Catholic Diocese of Spokane, Washington



From the

Official News Magazine of the Diocese of Spokane

Eric Meisfjord, Editor
P.O. Box 1453, Spokane WA 99210
(509) 358-7340; FAX: (509) 358-7302


The Best of The Question Box

by Father I.J. Mikulski

(From the April 16, 2015 edition of the Inland Register)

Father I.J. Mikulski Q. Is it a sin of some kind not to fasten seat belts while driving? We had family discussions about this. It’s odd but the girls say it’s a sin while both boys say it’s not. I know they buckle up only when we’re with them. Is not using seat belts a sin?

A. Well, it’s not optional. It’s the law.

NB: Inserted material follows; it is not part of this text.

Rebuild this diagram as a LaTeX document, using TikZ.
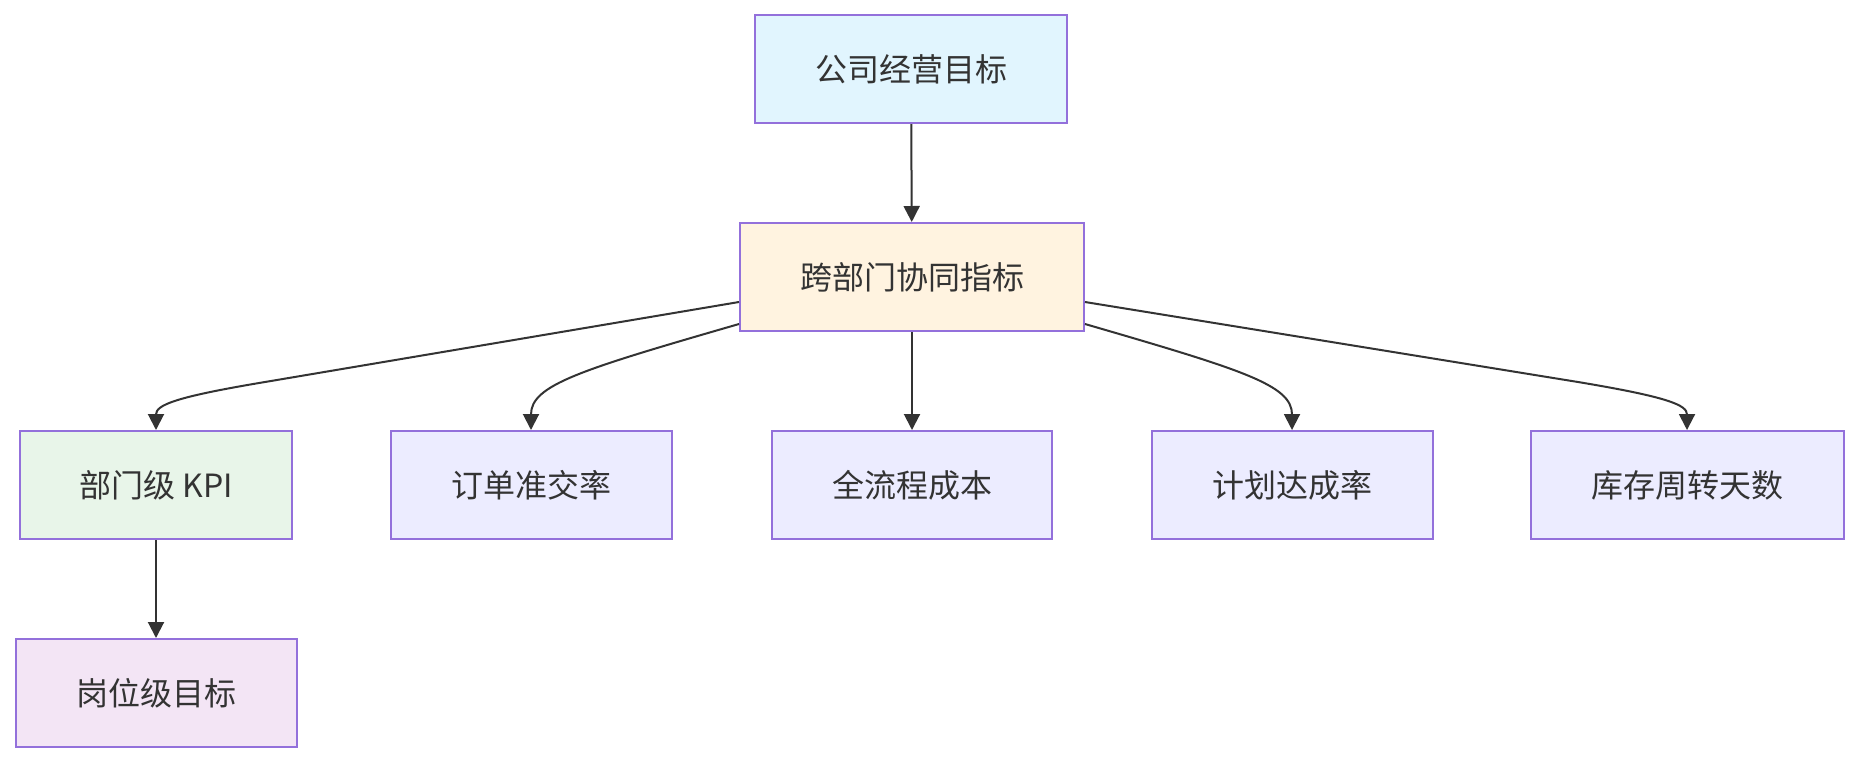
\documentclass[tikz,border=0pt]{standalone}
\usepackage{fontspec}
\setmainfont{Noto Sans CJK SC}
\usetikzlibrary{arrows.meta}
\definecolor{bordc}{HTML}{9370DB}
\definecolor{txtc}{HTML}{333333}
\definecolor{fillA}{HTML}{E1F5FE}
\definecolor{fillB}{HTML}{FFF3E0}
\definecolor{fillC}{HTML}{E8F5E9}
\definecolor{fillD}{HTML}{ECECFF}
\definecolor{fillE}{HTML}{F3E5F5}
\tikzset{
  box/.style={draw=bordc, line width=2pt, text=txtc, inner sep=0pt,
    minimum height=108pt, font=\fontsize{32pt}{38pt}\selectfont, anchor=center},
  conn/.style={draw=txtc, line width=2pt, -{Triangle[length=16pt,width=16pt]}},
}
\begin{document}
\begin{tikzpicture}[x=1pt,y=-1pt]
\useasboundingbox (0,0) rectangle (1859,764);
\node[box, fill=fillA, minimum width=312pt] (top) at (911,69) {公司经营目标};
\node[box, fill=fillB, minimum width=344pt] (mid) at (912,277) {跨部门协同指标};
\node[box, fill=fillC, minimum width=272pt] (kpi) at (156,485) {部门级 KPI};
\node[box, fill=fillD, minimum width=281pt] (ord) at (531,485) {订单准交率};
\node[box, fill=fillD, minimum width=280pt] (cost) at (912,485) {全流程成本};
\node[box, fill=fillD, minimum width=281pt] (plan) at (1292,485) {计划达成率};
\node[box, fill=fillD, minimum width=313pt] (inv) at (1687,485) {库存周转天数};
\node[box, fill=fillE, minimum width=281pt] (post) at (156,693) {岗位级目标};

\coordinate (mL1) at ([yshift=-25pt]mid.west);
\coordinate (mL2) at ([yshift=-47pt]mid.west);
\coordinate (mR1) at ([yshift=-25pt]mid.east);
\coordinate (mR2) at ([yshift=-47pt]mid.east);

\draw[conn] (top) -- (mid);
\draw[conn] (mid) -- (cost);
\draw[conn] (kpi) -- (post);
\draw[conn] (mL1) -- (265,382) .. controls (175,397) and (156,405) .. (kpi.north);
\draw[conn] (mL2) .. controls (580,370) and (531,385) .. (ord.north);
\draw[conn] (mR2) .. controls (1243,370) and (1292,385) .. (plan.north);
\draw[conn] (mR1) -- (1578,382) .. controls (1668,397) and (1687,405) .. (inv.north);
\end{tikzpicture}
\end{document}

The state has the right to require passing grades on the test you must take before it gives you a license the right to set speed limits you must observe and the right to revoke your driver’s license if you exceed the limit of points from violations of traffic laws.

Driving is a privilege, not a right. Can the state legislate safety by requiring you to buckle up? Some say yes, some say no, some say just the opposite. The state can protect us from ourselves.

John Stuart Mill, long before the first car, has your answer: “The only purpose for which power can rightfully be exercised over any member of a civilized community, against his will, is to prevent harm to others.”

Innocent passengers and pedestrians are killed by careless unbuckled drivers. No one has the right to break the law.

Q. When you look at other denominations wouldn’t you agree the Roman Catholic Church makes more demands on us? Things like fasting and abstinence, marriage regulations and canon law that other religions do not have. I see those things as burdens we carry but others don’t. How does that affect our personal salvation?

A. How hard is too hard? Plea bargaining for cheap grace, the kind peddled by biblical hucksters because it makes you feel good all over is unworthy of mature adults, religious or pagan.

For a clear-eyed analysis on that point the comment by Dietrich Bonhoeffer, Lutheran pastor and martyr to Nazi power, defines the issue: “Cheap grace is the preaching of forgiveness without requiring repentance, baptism without church discipline, Communion without confession, absolution without personal confession. Cheap grace is grace without discipleship, grace without a cross, grace without Jesus living and incarnate.”

Is that too hard? Bonhoeffer lived that conviction. “Whoever does not take up his cross and follow me is not worthy of me.”

Nowhere in the Gospels does Jesus suggest it’s easy. Rather, he insists all followers carry a personally fitted cross. That’s no place for the faint-hearted. No one can say he was misleading us.

Q. Our Apostles Creed is a compact prayer that summarizes the Catholic religion. I would like your thoughts on this: “on the third day He rose again.” Please comment on that “again” as though it was another person who rose from the dead.

A. We have two prominent summaries of our faith, the Apostles Creed, in the second century and the Nicene Creed, a product of the Council of Nicaea in 325. Both are statements of faith, memorized by catechumens, converts-to-be, and professed aloud just before their baptism. Both have that line “On the third day he rose again.”

Read the line just before that. The Apostles Creed says “He descended into hell” and the Nicene Creed says “he suffered, died and was buried.” The English Bible calls the abode of the dead “hell.” In Hebrew it’s Sheol, in Greek it’s Hades. It’s the nether region where all dead people stayed. It’s the place Jesus visited to free the good souls who were waiting for their liberator.

Jesus had a bodily Resurrection from the burial tomb and a return from that nether region where good people awaited release.